Causette : Quelle est cette névrose des anti-bien-pensants à s’acharner contre le « camp du bien » ?

Emmanuelle Laurent : J’ai l’impression que, pour la plupart, être « mal-pensant » est une forme de pur divertissement, de délectation à provoquer. Quand Finkielkraut éructe « je viole ma femme » devant Caroline De Haas, lors d’une émission télévisée, il crée le spectacle. Il y a un certain plaisir à être en marge de ce que l’on perçoit comme un mouvement un peu général, parce qu’on renforce en opposition sa propre identité. Les « mal-pensants » intellectuellement armés sont dans un état de nostalgie au sein d’une société qu’ils voient changer malgré eux. Ils s’accrochent aux vieux meubles qui sont en train de leur être enlevés, et donc dans une position réactionnaire. Prenez les attaques aux féministes : c’est souvent parce que leur virilité se sent menacée.

D’un point de vue psychanalytique, qu’est-ce que la bien-pensance ?

E. L. : C’est une nouvelle forme de moralisme qui se structure non plus par le haut de la société, mais par la base, à coups de Tweets.

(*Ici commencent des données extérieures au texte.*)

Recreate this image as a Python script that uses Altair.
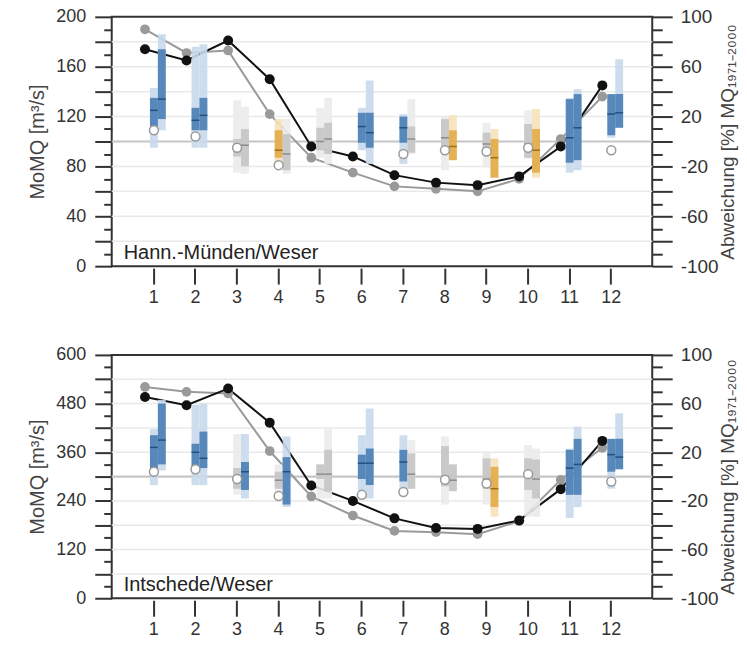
import altair as alt
import pandas as pd

months = list(range(1, 13))

# ---------- Hann.-Münden/Weser (MQ 1971-2000 = 100 m³/s)
hm_name = "Hann.-Münden/Weser"
hm_mq = 100
hm_ymax = 200
hm_step = 20
hm_black = [174, 165, 181, 150, 96, 88, 73, 67, 65, 72, 96, 145]
hm_gray = [190, 171, 173, 122, 87, 75, 64, 62, 60, 70, 102, 136]
hm_open = [109, 104, 95, 81, None, None, 90, 93, 92, 95, None, 93]
# boxes in % deviation: (low, q1, median, q3, high)
hm_left = [(-5, 12, 25, 35, 43), (-5, 9, 17, 27, 76), (-25, -12, -5, 2, 33),
           (-21, -13, -7, 9, 18), (-13, -7, 0, 11, 27), (-7, -1, 12, 23, 27),
           (-18, -1, 11, 20, 22), (-23, -5, 3, 18, 20), (-21, -10, -2, 7, 15),
           (-14, -13, -2, 14, 25), (-25, -17, 3, 34, 35), (3, 5, 22, 38, 38)]
hm_right = [(9, 18, 34, 74, 86), (-5, 9, 21, 35, 78), (-26, -20, -3, 10, 28),
            (-26, -23, -10, 6, 18), (-18, -10, 2, 15, 35), (-18, -5, 7, 23, 49),
            (-10, -9, 2, 12, 34), (-15, -15, -4, 9, 21), (-29, -29, -13, 2, 10),
            (-29, -25, -7, 10, 26), (-23, -15, 11, 38, 42), (11, 11, 23, 38, 66)]
hm_left_sig = ["up", "up", "ns", "down", "ns", "up", "up", "ns", "ns", "ns", "up", "up"]
hm_right_sig = ["up", "up", "ns", "ns", "ns", "up", "ns", "down", "down", "down", "up", "up"]

# ---------- Intschede/Weser (MQ 1971-2000 = 300 m³/s)
in_name = "Intschede/Weser"
in_mq = 300
in_ymax = 600
in_step = 60
in_black = [496, 476, 517, 433, 278, 240, 197, 173, 171, 192, 269, 388]
in_gray = [521, 509, 505, 363, 251, 204, 166, 163, 158, 190, 292, 371]
in_open = [312, 318, 294, 252, None, 255, 262, 292, 283, 306, None, 288]
in_left = [(-7, 2, 24, 34, 39), (-7, 8, 20, 27, 59), (-15, -10, -2, 7, 35),
           (-18, -10, -3, 4, 10), (-18, -2, 2, 10, 10), (-18, -2, 11, 18, 34),
           (-12, -4, 12, 22, 34), (-23, -8, 0, 25, 33), (-23, -10, -2, 15, 20),
           (-33, -11, 2, 15, 26), (-34, -15, 7, 22, 23), (-10, 4, 18, 31, 31)]
in_right = [(5, 10, 30, 60, 63), (-7, 7, 15, 37, 60), (-18, -11, 4, 12, 35),
            (-25, -23, 4, 16, 33), (-18, -12, 2, 22, 39), (-18, -7, 11, 23, 56),
            (-10, -10, 2, 19, 30), (-12, -12, -3, 10, 10), (-33, -25, -10, 8, 15),
            (-33, -18, -2, 14, 23), (-25, -15, 10, 31, 41), (6, 6, 16, 31, 52)]
in_left_sig = ["up", "up", "ns", "ns", "ns", "up", "up", "ns", "ns", "ns", "up", "up"]
in_right_sig = ["up", "up", "up", "up", "ns", "up", "ns", "ns", "down", "ns", "up", "up"]

light_c = {"up": "#c9d9eb", "down": "#f6e1b9", "ns": "#ebebeb"}
dark_c = {"up": "#4a7eb5", "down": "#e2ab48", "ns": "#c4c4c4"}
med_c = {"up": "#24507d", "down": "#9c6f1c", "ns": "#8c8c8c"}

FONT = "Liberation Sans"
W = 542


def panel(name, mq, ymax, step, black, gray, open_, left, right, lsig, rsig, h):
    xs = alt.Scale(domain=[0, 13], nice=False, zero=False)
    ys = alt.Scale(domain=[0, ymax], nice=False, zero=False)
    ps = alt.Scale(domain=[-100, 100], nice=False, zero=False)

    xaxis = alt.Axis(values=months, tickSize=16, offset=2, domain=False, grid=False,
                     tickColor="#333", tickWidth=2, labelFontSize=18, labelPadding=4,
                     labelColor="#333", labelFlush=False, title=None)

    left_axis = alt.Axis(
        values=list(range(0, ymax + 1, step // 2)),
        tickSize={"condition": {"test": f"datum.value % {step} === 0", "value": 17}, "value": 8},
        labelExpr=f"datum.value % {2 * step} === 0 ? datum.label : ''",
        domain=False, grid=False, tickColor="#333", tickWidth=2,
        labelPadding=9, labelFontSize=18, labelColor="#333",
        title="MoMQ [m³/s]", titleFontSize=20, titleFontWeight="normal",
        titleColor="#444", titlePadding=8, orient="left")

    right_axis = alt.Axis(
        values=list(range(-100, 101, 10)),
        tickSize={"condition": {"test": "datum.value % 20 === 0", "value": 20}, "value": 10},
        labelExpr="(datum.value + 100) % 40 === 0 ? toString(datum.value) : ''",
        domain=False, grid=False, tickColor="#333", tickWidth=2,
        labelPadding=8, labelFontSize=19, labelColor="#333",
        title="Abweichung [%] MQ₁₉₇₁₋₂₀₀₀", titleFontSize=19, titleFontWeight="normal",
        titleColor="#444", titlePadding=0, titleAngle=270, titleBaseline="top",
        orient="right")

    line_df = pd.DataFrame({
        "xp": [m - 0.2 for m in months],
        "xo": [m + 0.015 for m in months],
        "black": black, "gray": gray,
        "open": [float("nan") if v is None else v for v in open_],
    })

    rows = []
    for i, m in enumerate(months):
        for off, box, sig in ((0.0, left[i], lsig[i]), (0.19, right[i], rsig[i])):
            lo, q1, md, q3, hi = box
            rows.append({"x0": m - 0.08 + off, "x1": m + 0.11 + off,
                         "lo": lo, "q1": q1, "md": md, "q3": q3, "hi": hi,
                         "cl": light_c[sig], "cd": dark_c[sig], "cm": med_c[sig]})
    box_df = pd.DataFrame(rows)

    grid_vals = list(range(step, ymax, step))
    grid_df = pd.DataFrame({
        "v": grid_vals,
        "c": ["#c6c6c6" if v == mq else "#e9e9e9" for v in grid_vals],
        "w": [2.2 if v == mq else 1.5 for v in grid_vals],
    })

    X = lambda f: alt.X(f, scale=xs, axis=xaxis)

    grid = alt.Chart(grid_df).mark_rule().encode(
        y=alt.Y("v:Q", scale=ys, axis=left_axis),
        color=alt.Color("c:N", scale=None),
        strokeWidth=alt.StrokeWidth("w:Q", scale=None),
    )
    line_g = alt.Chart(line_df).mark_line(color="#9a9a9a", strokeWidth=2).encode(
        x=X("xp:Q"), y=alt.Y("gray:Q", scale=ys, axis=None))
    line_b = alt.Chart(line_df).mark_line(color="#111111", strokeWidth=2).encode(
        x=X("xp:Q"), y=alt.Y("black:Q", scale=ys, axis=None))
    dot_g = alt.Chart(line_df).mark_circle(color="#9a9a9a", opacity=1, size=95).encode(
        x=X("xp:Q"), y=alt.Y("gray:Q", scale=ys, axis=None))
    dot_b = alt.Chart(line_df).mark_circle(color="#111111", opacity=1, size=100).encode(
        x=X("xp:Q"), y=alt.Y("black:Q", scale=ys, axis=None))

    bar_light = alt.Chart(box_df).mark_rect(opacity=0.9).encode(
        x=X("x0:Q"), x2="x1:Q",
        y=alt.Y("lo:Q", scale=ps, axis=right_axis), y2="hi:Q",
        color=alt.Color("cl:N", scale=None))
    bar_dark = alt.Chart(box_df).mark_rect(opacity=0.9).encode(
        x=X("x0:Q"), x2="x1:Q",
        y=alt.Y("q1:Q", scale=ps, axis=None), y2="q3:Q",
        color=alt.Color("cd:N", scale=None))
    bar_med = alt.Chart(box_df).mark_rule(strokeWidth=1.5).encode(
        x=X("x0:Q"), x2="x1:Q",
        y=alt.Y("md:Q", scale=ps, axis=None),
        color=alt.Color("cm:N", scale=None))

    circ = alt.Chart(line_df).mark_point(shape="circle", filled=True, fill="white",
                                         stroke="#9a9a9a", strokeWidth=1.5,
                                         opacity=1, size=80).encode(
        x=X("xo:Q"), y=alt.Y("open:Q", scale=ys, axis=None))

    label = alt.Chart(pd.DataFrame({"t": [name]})).mark_text(
        align="left", baseline="bottom", fontSize=20, color="#222", font=FONT
    ).encode(text="t:N", x=alt.value(12), y=alt.value(h - 3))

    return alt.layer(grid, line_g, line_b, dot_g, dot_b, bar_light, bar_dark,
                     bar_med, circ, label).resolve_scale(y="independent").properties(
        width=W, height=h)


top = panel(hm_name, hm_mq, hm_ymax, hm_step, hm_black, hm_gray, hm_open,
            hm_left, hm_right, hm_left_sig, hm_right_sig, 250)
bottom = panel(in_name, in_mq, in_ymax, in_step, in_black, in_gray, in_open,
               in_left, in_right, in_left_sig, in_right_sig, 244)

chart = alt.vconcat(top, bottom, spacing=38).properties(
    padding={"left": 18, "top": -2, "right": 0, "bottom": -3}
).configure(
    font=FONT,
    view=alt.ViewConfig(stroke="#333333", strokeWidth=2),
)

chart.save("out.html", embed_options={"renderer": "svg", "actions": False})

Les Social Justice Warriors [SJW, personnes nommées ainsi par leurs contradicteurs parce qu’elles défendent des positions de justice sociale. Beaucoup revendiquent aujourd’hui cette appellation, ndlr] de Twitter sont persuadés être dans le camp du bien. Ces personnes invectivent et clouent au pilori ceux qui dérogent à leur morale : en découle une certaine injonction à être de leur côté. C’est un trolling qui se drape de bienveillance, mais c’est un trolling quand même, souvent vécu comme une agression de l’autre côté. Pour le bien-pensant, cela lui permet d’évacuer une certaine forme d’agressivité inhérente à l’être humain. Nous ne sommes pas que des êtres d’amour, nous sommes aussi des êtres de haine.

Pourquoi y a-t-il autant de crispations entre ces deux camps ?

E. L. : Probablement parce que notre société est en train de se transformer profondément. Le patriarcat blanc est de plus en plus remis en question. Avant, les individus étaient intégralement chapeautés au sein de l’organisation patriarcale, mais désormais, chacun se réfère à des paradigmes très différents et donc difficiles à faire se rencontrer. Il y a une insoumission, une tentative de désaliénation. Sauf que, pour qu’une société fonctionne, il faut y être un minimum aliéné pour pouvoir s’organiser ensemble. Ici, la notion de surmoi peut être intéressante : moins il y a de cadres dans la société occidentale, plus on voit que chacun est renvoyé à son propre cadre et est de plus en plus tyrannique. Chacun dit ce qu’il doit penser à l’autre. Cette polarisation est la névrose d’une société hyper individualiste. On est tellement renvoyés à nous-mêmes qu’on supporte de moins en moins l’altérité – dans un contexte où on n’a jamais eu autant de possibilités de communiquer et de réfléchir en commun. Pour Lacan, l’énamoration est aussi entendue comme « hainamoration ». La haine, c’est la différence dans ce qu’elle a de nécessaire et d’insupportable. On comprend ainsi le côté obsessionnel de certaines crispations entre les uns et les autres.